Charts and diagrams as code

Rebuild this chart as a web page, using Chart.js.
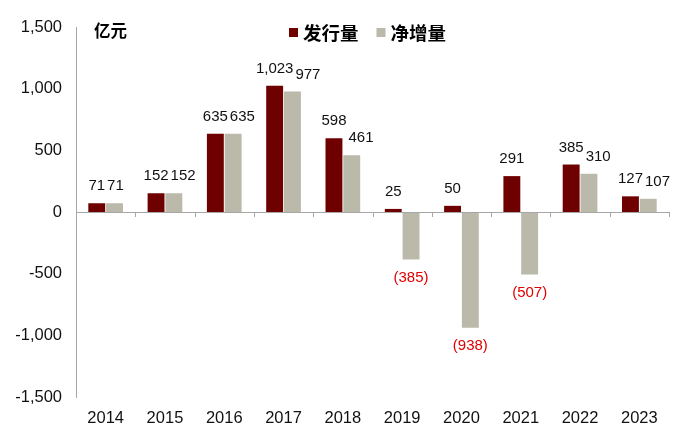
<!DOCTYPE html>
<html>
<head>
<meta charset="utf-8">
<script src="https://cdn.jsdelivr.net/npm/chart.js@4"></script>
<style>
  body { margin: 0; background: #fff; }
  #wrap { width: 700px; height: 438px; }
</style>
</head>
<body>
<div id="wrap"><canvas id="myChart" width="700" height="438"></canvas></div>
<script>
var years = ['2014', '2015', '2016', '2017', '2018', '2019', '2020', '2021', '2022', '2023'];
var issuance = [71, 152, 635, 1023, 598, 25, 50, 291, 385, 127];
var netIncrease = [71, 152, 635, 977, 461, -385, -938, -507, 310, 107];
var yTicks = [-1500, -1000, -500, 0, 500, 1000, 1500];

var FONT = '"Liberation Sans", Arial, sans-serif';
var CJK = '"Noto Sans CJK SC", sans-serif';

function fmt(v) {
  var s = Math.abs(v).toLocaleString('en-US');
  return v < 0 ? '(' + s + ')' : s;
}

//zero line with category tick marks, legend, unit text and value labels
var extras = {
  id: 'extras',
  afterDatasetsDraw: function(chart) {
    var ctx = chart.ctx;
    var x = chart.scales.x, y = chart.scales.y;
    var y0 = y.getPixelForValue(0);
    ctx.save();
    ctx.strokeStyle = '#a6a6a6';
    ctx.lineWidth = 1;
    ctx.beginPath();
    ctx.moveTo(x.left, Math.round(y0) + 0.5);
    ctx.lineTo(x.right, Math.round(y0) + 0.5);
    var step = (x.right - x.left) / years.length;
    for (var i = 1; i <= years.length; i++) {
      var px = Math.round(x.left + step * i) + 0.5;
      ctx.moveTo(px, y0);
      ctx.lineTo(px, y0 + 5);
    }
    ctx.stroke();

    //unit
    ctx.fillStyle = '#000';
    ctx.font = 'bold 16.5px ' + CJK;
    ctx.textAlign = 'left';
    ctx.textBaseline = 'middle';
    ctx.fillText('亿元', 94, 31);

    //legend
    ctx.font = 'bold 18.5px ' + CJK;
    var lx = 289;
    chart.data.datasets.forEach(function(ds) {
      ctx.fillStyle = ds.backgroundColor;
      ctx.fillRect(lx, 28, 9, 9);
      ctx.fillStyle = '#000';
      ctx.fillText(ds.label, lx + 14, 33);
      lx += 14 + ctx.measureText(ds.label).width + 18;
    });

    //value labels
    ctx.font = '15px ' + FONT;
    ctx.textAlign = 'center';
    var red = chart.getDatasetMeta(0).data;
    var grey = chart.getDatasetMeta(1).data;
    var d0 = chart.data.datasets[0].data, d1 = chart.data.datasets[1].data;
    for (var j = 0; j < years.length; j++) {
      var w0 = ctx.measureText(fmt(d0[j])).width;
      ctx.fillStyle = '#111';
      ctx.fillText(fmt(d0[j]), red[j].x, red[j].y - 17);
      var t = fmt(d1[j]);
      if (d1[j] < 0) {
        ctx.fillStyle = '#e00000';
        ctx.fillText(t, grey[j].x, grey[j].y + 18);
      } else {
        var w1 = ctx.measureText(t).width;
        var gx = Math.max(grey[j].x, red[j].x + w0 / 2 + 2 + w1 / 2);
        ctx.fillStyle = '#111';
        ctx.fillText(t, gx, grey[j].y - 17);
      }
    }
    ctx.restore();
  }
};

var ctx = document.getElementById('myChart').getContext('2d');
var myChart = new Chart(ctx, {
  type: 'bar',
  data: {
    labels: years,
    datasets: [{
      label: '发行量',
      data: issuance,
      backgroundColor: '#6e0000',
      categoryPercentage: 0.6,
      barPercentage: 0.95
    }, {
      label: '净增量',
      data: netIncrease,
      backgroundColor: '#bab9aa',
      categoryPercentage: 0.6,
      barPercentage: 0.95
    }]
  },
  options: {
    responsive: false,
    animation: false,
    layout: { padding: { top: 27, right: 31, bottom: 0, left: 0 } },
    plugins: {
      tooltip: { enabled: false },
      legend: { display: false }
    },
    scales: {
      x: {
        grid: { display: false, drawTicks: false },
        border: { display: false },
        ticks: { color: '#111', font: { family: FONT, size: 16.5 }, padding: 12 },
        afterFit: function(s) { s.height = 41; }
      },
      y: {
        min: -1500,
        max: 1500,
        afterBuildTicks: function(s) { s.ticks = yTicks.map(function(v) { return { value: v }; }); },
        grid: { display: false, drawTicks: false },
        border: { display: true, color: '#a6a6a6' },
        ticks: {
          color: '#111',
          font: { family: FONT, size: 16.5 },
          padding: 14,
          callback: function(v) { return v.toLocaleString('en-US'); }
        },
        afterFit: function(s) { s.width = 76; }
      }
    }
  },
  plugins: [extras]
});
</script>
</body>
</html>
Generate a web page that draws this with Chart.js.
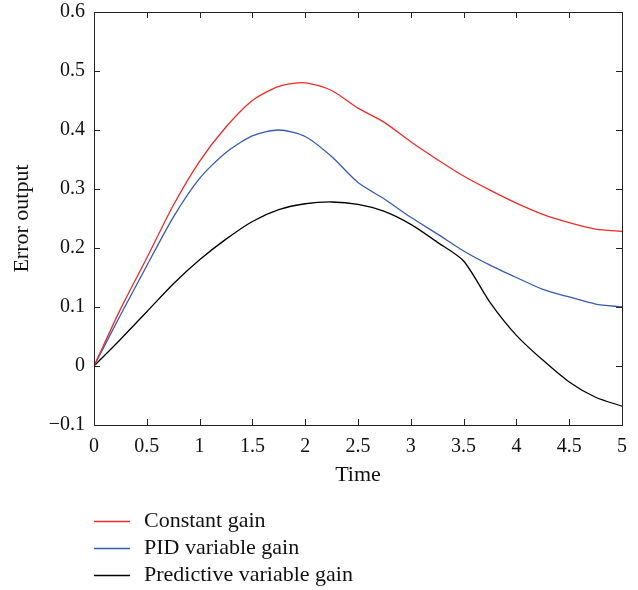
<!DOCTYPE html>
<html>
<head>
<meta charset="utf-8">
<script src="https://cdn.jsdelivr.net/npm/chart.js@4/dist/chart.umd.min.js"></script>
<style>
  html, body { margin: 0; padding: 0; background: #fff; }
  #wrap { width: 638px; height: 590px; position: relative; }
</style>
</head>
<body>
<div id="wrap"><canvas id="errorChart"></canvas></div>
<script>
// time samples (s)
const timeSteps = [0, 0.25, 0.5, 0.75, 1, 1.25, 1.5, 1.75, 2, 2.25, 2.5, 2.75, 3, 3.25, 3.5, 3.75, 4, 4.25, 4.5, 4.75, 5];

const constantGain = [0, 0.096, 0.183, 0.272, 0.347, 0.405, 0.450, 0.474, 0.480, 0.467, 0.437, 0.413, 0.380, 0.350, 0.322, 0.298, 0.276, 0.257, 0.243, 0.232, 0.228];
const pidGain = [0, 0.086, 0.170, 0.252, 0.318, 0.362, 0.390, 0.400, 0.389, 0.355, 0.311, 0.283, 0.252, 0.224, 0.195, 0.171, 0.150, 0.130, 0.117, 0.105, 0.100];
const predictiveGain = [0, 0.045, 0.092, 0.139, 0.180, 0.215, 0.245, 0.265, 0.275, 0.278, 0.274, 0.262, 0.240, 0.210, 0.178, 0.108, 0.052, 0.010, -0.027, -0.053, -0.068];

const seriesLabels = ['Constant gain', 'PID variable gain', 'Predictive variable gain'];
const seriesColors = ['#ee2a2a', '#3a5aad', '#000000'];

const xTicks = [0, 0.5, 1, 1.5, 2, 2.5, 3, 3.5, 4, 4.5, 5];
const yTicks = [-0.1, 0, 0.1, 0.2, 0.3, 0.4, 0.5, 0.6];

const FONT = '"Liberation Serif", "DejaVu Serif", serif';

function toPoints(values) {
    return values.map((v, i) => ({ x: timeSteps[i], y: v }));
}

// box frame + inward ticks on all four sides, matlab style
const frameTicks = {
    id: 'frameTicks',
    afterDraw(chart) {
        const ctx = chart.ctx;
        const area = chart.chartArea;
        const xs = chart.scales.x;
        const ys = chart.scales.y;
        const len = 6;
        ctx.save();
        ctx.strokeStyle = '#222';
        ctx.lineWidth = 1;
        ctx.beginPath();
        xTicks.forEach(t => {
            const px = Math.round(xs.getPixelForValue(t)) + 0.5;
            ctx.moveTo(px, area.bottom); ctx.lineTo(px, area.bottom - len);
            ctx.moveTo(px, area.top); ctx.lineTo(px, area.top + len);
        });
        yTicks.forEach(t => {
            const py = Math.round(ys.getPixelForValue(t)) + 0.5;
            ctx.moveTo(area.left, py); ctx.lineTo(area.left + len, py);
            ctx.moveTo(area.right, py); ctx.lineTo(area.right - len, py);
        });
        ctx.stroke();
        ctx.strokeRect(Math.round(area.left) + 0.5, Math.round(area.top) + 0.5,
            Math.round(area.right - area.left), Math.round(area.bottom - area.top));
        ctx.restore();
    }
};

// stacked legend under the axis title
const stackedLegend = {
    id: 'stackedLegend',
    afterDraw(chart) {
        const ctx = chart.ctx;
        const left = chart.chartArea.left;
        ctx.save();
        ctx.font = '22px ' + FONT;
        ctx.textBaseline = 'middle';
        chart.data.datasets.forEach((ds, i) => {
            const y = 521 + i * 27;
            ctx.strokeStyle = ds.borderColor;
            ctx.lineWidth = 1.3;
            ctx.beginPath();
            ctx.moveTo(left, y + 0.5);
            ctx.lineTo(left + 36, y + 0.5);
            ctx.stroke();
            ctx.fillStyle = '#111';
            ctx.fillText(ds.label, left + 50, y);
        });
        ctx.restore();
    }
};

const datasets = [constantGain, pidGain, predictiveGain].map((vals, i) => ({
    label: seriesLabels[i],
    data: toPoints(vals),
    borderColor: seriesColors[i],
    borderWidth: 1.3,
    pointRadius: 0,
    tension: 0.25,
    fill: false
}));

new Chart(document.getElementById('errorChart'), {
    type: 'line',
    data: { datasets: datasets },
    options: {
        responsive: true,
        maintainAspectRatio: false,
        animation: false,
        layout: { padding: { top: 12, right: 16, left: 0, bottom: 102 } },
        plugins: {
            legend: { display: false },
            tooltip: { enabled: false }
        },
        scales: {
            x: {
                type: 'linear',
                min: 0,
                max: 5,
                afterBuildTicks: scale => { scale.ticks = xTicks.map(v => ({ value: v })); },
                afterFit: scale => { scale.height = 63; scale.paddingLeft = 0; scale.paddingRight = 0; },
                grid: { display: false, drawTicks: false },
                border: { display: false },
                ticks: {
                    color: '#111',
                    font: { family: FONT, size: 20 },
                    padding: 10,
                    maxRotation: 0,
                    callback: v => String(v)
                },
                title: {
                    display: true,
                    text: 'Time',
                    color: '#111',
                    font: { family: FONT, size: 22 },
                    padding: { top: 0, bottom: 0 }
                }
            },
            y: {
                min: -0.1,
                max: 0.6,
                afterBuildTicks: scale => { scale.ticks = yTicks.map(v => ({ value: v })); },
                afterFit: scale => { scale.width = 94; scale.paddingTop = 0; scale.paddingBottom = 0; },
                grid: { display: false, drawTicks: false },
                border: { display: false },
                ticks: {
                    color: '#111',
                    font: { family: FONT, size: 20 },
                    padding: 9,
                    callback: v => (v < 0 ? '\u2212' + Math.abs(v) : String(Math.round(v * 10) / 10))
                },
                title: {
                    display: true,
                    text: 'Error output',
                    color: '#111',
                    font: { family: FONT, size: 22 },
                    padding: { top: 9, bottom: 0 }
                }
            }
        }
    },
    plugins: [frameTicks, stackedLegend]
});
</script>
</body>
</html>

#### Exercise
Identify all lines where the word "page" shows up. Copy them.

#### Exercise output
Rebuild this chart as a web page, using Chart.js.
Generate a web page that draws this with Chart.js.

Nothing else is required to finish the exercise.